El lado más terrible de las sequías es que profundizan las desigualdades pues, aunque nos afecta a todos, su impacto es mucho mayor entre los que menos tienen tanto en el campo como en la ciudad. Los agricultores y ganaderos más pobres no tienen acceso a reservas de agua y la sequía va directamente contra su forma de sobrevivencia y su patrimonio; los animales y los alimentos producto de la siembra. En las ciudades, donde vive ya el 75 por ciento de la población del país, la falta de agua afecta de manera desigual a los cinturones de pobreza que a las clases medias y altas que, en el peor de los casos, comprarán agua en pipas a precios exorbitantes. Otro efecto inmediato será en el precio de los alimentos, que otra vez, afectará más a los que menos tienen.

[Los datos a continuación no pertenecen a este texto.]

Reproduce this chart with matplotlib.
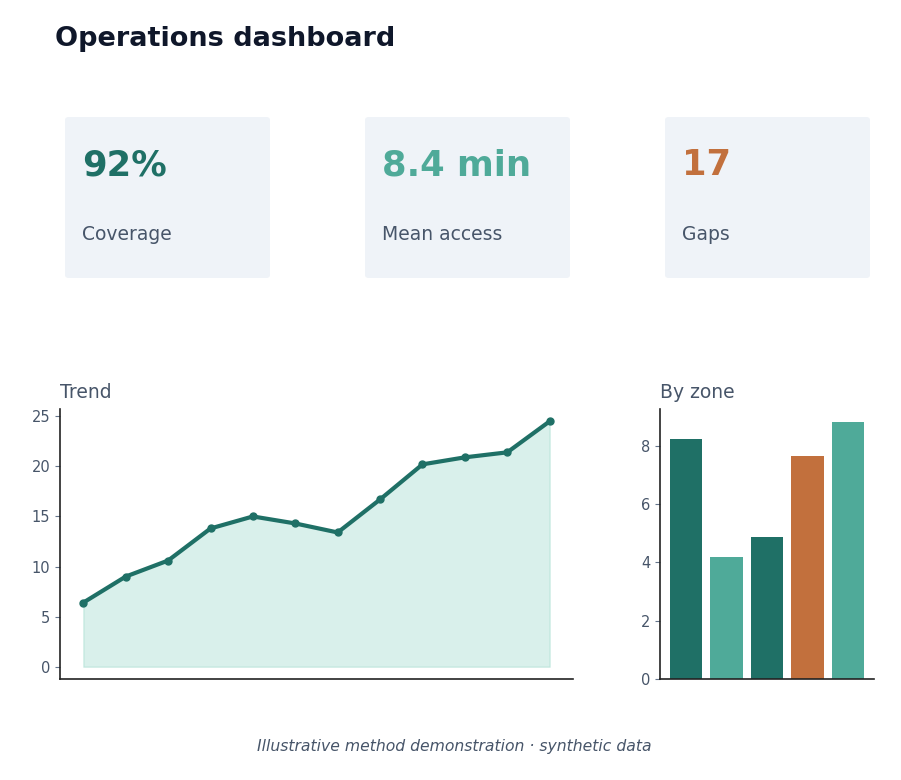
import matplotlib.pyplot as plt
from matplotlib.patches import FancyBboxPatch

# data
trend_x = list(range(12))
trend_y = [6.4, 9.0, 10.6, 13.8, 15.0, 14.3, 13.4, 16.7, 20.2, 20.9, 21.4, 24.5]

zones = ["A", "B", "C", "D", "E"]
zone_vals = [8.24, 4.19, 4.88, 7.66, 8.82]

kpi_values = ["92%", "8.4 min", "17"]
kpi_labels = ["Coverage", "Mean access", "Gaps"]

DARK = "#1f7066"
LIGHT = "#4faa99"
ORANGE = "#c2703d"
SLATE = "#475569"
INK = "#0f172a"
CARD = "#eff3f8"

kpi_colors = [DARK, LIGHT, ORANGE]
zone_colors = [DARK, LIGHT, DARK, ORANGE, LIGHT]

W, H = 901, 780
fig = plt.figure(figsize=(W / 100, H / 100), dpi=100)


def fx(px):
    return px / W


def fy(py):
    return 1 - py / H


fig.text(fx(55), fy(39), "Operations dashboard", fontsize=19.5, fontweight="bold",
         color=INK, ha="left", va="center")

# kpi cards
card_left = [65, 365, 665]
for i in range(3):
    x0 = card_left[i]
    box = FancyBboxPatch((fx(x0), fy(278)), fx(205), fy(117) - fy(278),
                         boxstyle="round,pad=0,rounding_size=0.004",
                         transform=fig.transFigure, facecolor=CARD,
                         edgecolor="none", zorder=0)
    fig.patches.append(box)
    fig.text(fx(x0 + 17), fy(165), kpi_values[i], fontsize=25.5, fontweight="bold",
             color=kpi_colors[i], ha="left", va="center")
    fig.text(fx(x0 + 17), fy(235), kpi_labels[i], fontsize=13.5,
             color=SLATE, ha="left", va="center")


def style(ax):
    for s in ["top", "right"]:
        ax.spines[s].set_visible(False)
    for s in ["left", "bottom"]:
        ax.spines[s].set_color("#222222")
        ax.spines[s].set_linewidth(1.2)
    ax.tick_params(axis="y", colors="#64748b", labelcolor=SLATE, labelsize=10.5)
    ax.set_xticks([])


# trend
ax1 = fig.add_axes([fx(60), fy(679), fx(513), (679 - 409) / H])
ax1.fill_between(trend_x, trend_y, color="#45b89c", alpha=0.2, lw=1)
ax1.plot(trend_x, trend_y, "-o", color=DARK, lw=3, markersize=5)
ax1.set_yticks([0, 5, 10, 15, 20, 25])
style(ax1)
ax1.set_title("Trend", loc="left", fontsize=13.5, color=SLATE, pad=8)

# by zone
ax2 = fig.add_axes([fx(660), fy(679), fx(214), (679 - 409) / H])
ax2.bar(zones, zone_vals, color=zone_colors, width=0.8)
ax2.set_yticks([0, 2, 4, 6, 8])
style(ax2)
ax2.set_title("By zone", loc="left", fontsize=13.5, color=SLATE, pad=8)

fig.text(fx(454), fy(746), "Illustrative method demonstration · synthetic data",
         fontsize=11.25, style="italic", color=SLATE, ha="center", va="center")

plt.savefig("out.png", dpi=100)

Preocupados por su futuro político, los tomadores de decisiones asentados en las grandes urbes ni siquiera se dan por enterados que este país está sufriendo una sequía severa: el agua llegará a sus casas de un modo u otro y, al igual Peña Nieto y su famosa declaración de no soy la señora de la casa, no se enterarán del aumento en el precio de las tortillas, mucho menos del sufrimiento de los pequeños productores en el campo, del sacrificio de sus animales, de los largos trayectos de las y los habitantes de las colonias periféricas para llevar un poco de agua a sus casas.

La parte trágica de la sequía no es solo la manera tan desigual de sufrirla sino el silencio y desdén de las autoridades federales.